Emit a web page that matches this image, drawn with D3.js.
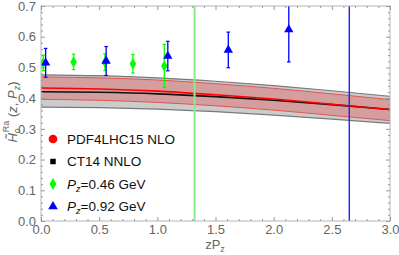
<html>
<head>
<script src="https://cdn.jsdelivr.net/npm/d3@7"></script>
<style>
  body { margin: 0; background: white; }
  text { font-family: "Liberation Sans", Arial, sans-serif; }
</style>
</head>
<body>
<div id="chart"></div>
<script>
// band curves, sampled along zP_z
var bandZ      = [0, 0.5, 1.0, 1.5, 2.0, 2.5, 3.0];
var ctCentral  = [0.421, 0.419, 0.414, 0.405, 0.393, 0.379, 0.363];
var ctHigh     = [0.476, 0.473, 0.466, 0.455, 0.441, 0.424, 0.406];
var ctLow      = [0.371, 0.369, 0.364, 0.356, 0.345, 0.332, 0.318];
var pdfCentral = [0.433, 0.430, 0.423, 0.411, 0.397, 0.380, 0.363];
var pdfHigh    = [0.469, 0.466, 0.459, 0.447, 0.432, 0.414, 0.395];
var pdfLow     = [0.396, 0.393, 0.386, 0.375, 0.361, 0.344, 0.327];

// lattice points
var p046Z   = [0.02, 0.28, 0.55, 0.79, 1.06];
var p046H   = [0.515, 0.518, 0.517, 0.512, 0.505];
var p046Err = [0.025, 0.025, 0.027, 0.03, 0.07];
var p092Z   = [0.04, 0.56, 1.09, 1.61, 2.13];
var p092H   = [0.515, 0.521, 0.537, 0.557, 0.623];
var p092Err = [0.047, 0.047, 0.048, 0.058, 0.105];

var vLines = [ { z: 1.32, color: "#86ee86", w: 2 }, { z: 2.65, color: "#1f1fff", w: 1.4 } ];

var xMajor = [0, 0.5, 1.0, 1.5, 2.0, 2.5, 3.0];
var yMajor = [0, 0.1, 0.2, 0.3, 0.4, 0.5, 0.6, 0.7];

var legendItems = [
	{ label: "PDF4LHC15 NLO", color: "#ff0000", shape: "circle" },
	{ label: "CT14 NNLO", color: "#000000", shape: "square" },
	{ label: "=0.46 GeV", color: "#00ff00", shape: "diamond", pz: true },
	{ label: "=0.92 GeV", color: "#0000ff", shape: "triangle", pz: true }
];

var W = 399, H = 255;
var m = { left: 41, right: 9, top: 6, bottom: 34 };

var svg = d3.select("#chart").append("svg")
	.attr("width", W).attr("height", H);

var x = d3.scaleLinear().domain([0, 3]).range([m.left, W - m.right]);
var y = d3.scaleLinear().domain([0, 0.7]).range([H - m.bottom, m.top]);

svg.append("clipPath").attr("id", "clip").append("rect")
	.attr("x", x(0)).attr("y", y(0.7))
	.attr("width", x(3) - x(0)).attr("height", y(0) - y(0.7));

var plot = svg.append("g").attr("clip-path", "url(#clip)");

var rows = bandZ.map(function(z, i) {
	return { z: z, cc: ctCentral[i], ch: ctHigh[i], cl: ctLow[i],
		pc: pdfCentral[i], ph: pdfHigh[i], pl: pdfLow[i] };
});

function area(lo, hi) {
	return d3.area().curve(d3.curveMonotoneX)
		.x(function(d) { return x(d.z); })
		.y0(function(d) { return y(d[lo]); })
		.y1(function(d) { return y(d[hi]); });
}
function line(k) {
	return d3.line().curve(d3.curveMonotoneX)
		.x(function(d) { return x(d.z); })
		.y(function(d) { return y(d[k]); });
}

// CT14 band
plot.append("path").datum(rows).attr("d", area("cl", "ch"))
	.attr("fill", "#cccccc");
["cl", "ch"].forEach(function(k) {
	plot.append("path").datum(rows).attr("d", line(k))
		.attr("fill", "none").attr("stroke", "#7a7a7a").attr("stroke-width", 1.2);
});
// PDF4LHC band
plot.append("path").datum(rows).attr("d", area("pl", "ph"))
	.attr("fill", "rgba(225,95,95,0.42)");
["pl", "ph"].forEach(function(k) {
	plot.append("path").datum(rows).attr("d", line(k))
		.attr("fill", "none").attr("stroke", "#e05555").attr("stroke-width", 1);
});
plot.append("path").datum(rows).attr("d", line("cc"))
	.attr("fill", "none").attr("stroke", "#111").attr("stroke-width", 1.6);
plot.append("path").datum(rows).attr("d", line("pc"))
	.attr("fill", "none").attr("stroke", "#ff0000").attr("stroke-width", 1.6);

// vertical lines
plot.selectAll(".vline").data(vLines).enter().append("line")
	.attr("x1", function(d) { return x(d.z); })
	.attr("x2", function(d) { return x(d.z); })
	.attr("y1", y(0)).attr("y2", y(0.7))
	.attr("stroke", function(d) { return d.color; })
	.attr("stroke-width", function(d) { return d.w; });

// error bars + markers
function drawSeries(zs, hs, errs, color, sym, size) {
	var data = zs.map(function(z, i) { return { z: z, h: hs[i], e: errs[i] }; });
	var g = plot.append("g");
	g.selectAll(".bar").data(data).enter().append("line")
		.attr("x1", function(d) { return x(d.z); })
		.attr("x2", function(d) { return x(d.z); })
		.attr("y1", function(d) { return y(d.h - d.e); })
		.attr("y2", function(d) { return y(d.h + d.e); })
		.attr("stroke", color).attr("stroke-width", 1.3);
	[-1, 1].forEach(function(s) {
		g.selectAll(".cap").data(data).enter().append("line")
			.attr("x1", function(d) { return x(d.z) - 1.8; })
			.attr("x2", function(d) { return x(d.z) + 1.8; })
			.attr("y1", function(d) { return y(d.h + s * d.e); })
			.attr("y2", function(d) { return y(d.h + s * d.e); })
			.attr("stroke", color).attr("stroke-width", 1.2);
	});
	g.selectAll(".pt").data(data).enter().append("path")
		.attr("transform", function(d) { return "translate(" + x(d.z) + "," + y(d.h) + ")"; })
		.attr("d", d3.symbol().type(sym).size(size))
		.attr("fill", color);
}
drawSeries(p046Z, p046H, p046Err, "#00ff00", d3.symbolDiamond, 38);
drawSeries(p092Z, p092H, p092Err, "#0000ff", d3.symbolTriangle, 38);

// frame
svg.append("rect")
	.attr("x", x(0)).attr("y", y(0.7))
	.attr("width", x(3) - x(0)).attr("height", y(0) - y(0.7))
	.attr("fill", "none").attr("stroke", "#b5b5b5").attr("stroke-width", 1);

var xMinor = d3.range(0, 3.001, 0.1).filter(function(v) { return Math.abs(v * 2 - Math.round(v * 2)) > 1e-6; });
var yMinor = d3.range(0, 0.7001, 0.02).filter(function(v) { return Math.abs(v * 10 - Math.round(v * 10)) > 1e-6; });

function styleAxis(g) {
	g.select(".domain").remove();
	g.selectAll(".tick line").attr("stroke", "#999");
	g.selectAll(".tick text").attr("fill", "#666").attr("font-size", 13);
}

svg.append("g").attr("transform", "translate(0," + y(0) + ")")
	.call(d3.axisBottom(x).tickValues(xMajor).tickSize(-4).tickPadding(4).tickFormat(d3.format(".1f")))
	.call(styleAxis);
svg.append("g").attr("transform", "translate(0," + y(0) + ")")
	.call(d3.axisBottom(x).tickValues(xMinor).tickSize(-2).tickFormat(""))
	.call(styleAxis);
svg.append("g").attr("transform", "translate(0," + y(0.7) + ")")
	.call(d3.axisTop(x).tickValues(xMajor).tickSize(-4).tickFormat(""))
	.call(styleAxis);
svg.append("g").attr("transform", "translate(0," + y(0.7) + ")")
	.call(d3.axisTop(x).tickValues(xMinor).tickSize(-2).tickFormat(""))
	.call(styleAxis);

svg.append("g").attr("transform", "translate(" + x(0) + ",0)")
	.call(d3.axisLeft(y).tickValues(yMajor).tickSize(-4).tickPadding(5).tickFormat(d3.format(".1f")))
	.call(styleAxis);
svg.append("g").attr("transform", "translate(" + x(0) + ",0)")
	.call(d3.axisLeft(y).tickValues(yMinor).tickSize(-2).tickFormat(""))
	.call(styleAxis);
svg.append("g").attr("transform", "translate(" + x(3) + ",0)")
	.call(d3.axisRight(y).tickValues(yMajor).tickSize(-4).tickFormat(""))
	.call(styleAxis);
svg.append("g").attr("transform", "translate(" + x(3) + ",0)")
	.call(d3.axisRight(y).tickValues(yMinor).tickSize(-2).tickFormat(""))
	.call(styleAxis);

// axis titles
var xt = svg.append("text").attr("x", 215).attr("y", 249)
	.attr("text-anchor", "middle").attr("fill", "#666").attr("font-size", 13);
xt.append("tspan").text("zP");
xt.append("tspan").attr("dy", 3).attr("font-size", 9).text("z");

var yt = svg.append("text")
	.attr("transform", "translate(17,112) rotate(-90)")
	.attr("text-anchor", "middle").attr("fill", "#666").attr("font-size", 13);
yt.append("tspan").attr("font-style", "italic").text("H\u0303");
yt.append("tspan").attr("dy", 3).attr("font-size", 9).text("o");
yt.append("tspan").attr("dy", -11).attr("dx", -4).attr("font-size", 9).text("Ra");
yt.append("tspan").attr("dy", 8).text(" (");
yt.append("tspan").attr("font-style", "italic").text("z");
yt.append("tspan").text(", ");
yt.append("tspan").attr("font-style", "italic").text("P");
yt.append("tspan").attr("dy", 3).attr("font-size", 9).attr("font-style", "italic").text("z");
yt.append("tspan").attr("dy", -3).text(")");

// legend
var symMap = { circle: d3.symbolCircle, square: d3.symbolSquare, diamond: d3.symbolDiamond, triangle: d3.symbolTriangle };
var sizeMap = { circle: 60, square: 30, diamond: 40, triangle: 40 };
var leg = svg.selectAll(".legend").data(legendItems).enter().append("g")
	.attr("transform", function(d, i) { return "translate(53," + (139 + i * 22.5) + ")"; });
leg.append("path")
	.attr("d", function(d) { return d3.symbol().type(symMap[d.shape]).size(sizeMap[d.shape])(); })
	.attr("fill", function(d) { return d.color; });
var lt = leg.append("text").attr("x", 14).attr("dy", "0.35em")
	.attr("font-size", 13.5).attr("fill", "#111");
lt.each(function(d) {
	var t = d3.select(this);
	if (d.pz) {
		t.append("tspan").attr("font-style", "italic").text("P");
		t.append("tspan").attr("dy", 3).attr("font-size", 9).attr("font-style", "italic").text("z");
		t.append("tspan").attr("dy", -3).text(d.label);
	} else {
		t.text(d.label);
	}
});
</script>
</body>
</html>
********************
#### TASK REQUIREMENTS
Reproduce exactly the run of lines that opens the listing and closes with the line holding "var yMajor = [0, 0.1, 0.2, 0.3, 0.4, 0.5, 0.6, 0.7];". Pictures are excluded.

#### SOLUTION TO THIS TASK
Emit a web page that matches this image, drawn with D3.js.
<html>
<head>
<script src="https://cdn.jsdelivr.net/npm/d3@7"></script>
<style>
  body { margin: 0; background: white; }
  text { font-family: "Liberation Sans", Arial, sans-serif; }
</style>
</head>
<body>
<div id="chart"></div>
<script>
// band curves, sampled along zP_z
var bandZ      = [0, 0.5, 1.0, 1.5, 2.0, 2.5, 3.0];
var ctCentral  = [0.421, 0.419, 0.414, 0.405, 0.393, 0.379, 0.363];
var ctHigh     = [0.476, 0.473, 0.466, 0.455, 0.441, 0.424, 0.406];
var ctLow      = [0.371, 0.369, 0.364, 0.356, 0.345, 0.332, 0.318];
var pdfCentral = [0.433, 0.430, 0.423, 0.411, 0.397, 0.380, 0.363];
var pdfHigh    = [0.469, 0.466, 0.459, 0.447, 0.432, 0.414, 0.395];
var pdfLow     = [0.396, 0.393, 0.386, 0.375, 0.361, 0.344, 0.327];

// lattice points
var p046Z   = [0.02, 0.28, 0.55, 0.79, 1.06];
var p046H   = [0.515, 0.518, 0.517, 0.512, 0.505];
var p046Err = [0.025, 0.025, 0.027, 0.03, 0.07];
var p092Z   = [0.04, 0.56, 1.09, 1.61, 2.13];
var p092H   = [0.515, 0.521, 0.537, 0.557, 0.623];
var p092Err = [0.047, 0.047, 0.048, 0.058, 0.105];

var vLines = [ { z: 1.32, color: "#86ee86", w: 2 }, { z: 2.65, color: "#1f1fff", w: 1.4 } ];

var xMajor = [0, 0.5, 1.0, 1.5, 2.0, 2.5, 3.0];
var yMajor = [0, 0.1, 0.2, 0.3, 0.4, 0.5, 0.6, 0.7];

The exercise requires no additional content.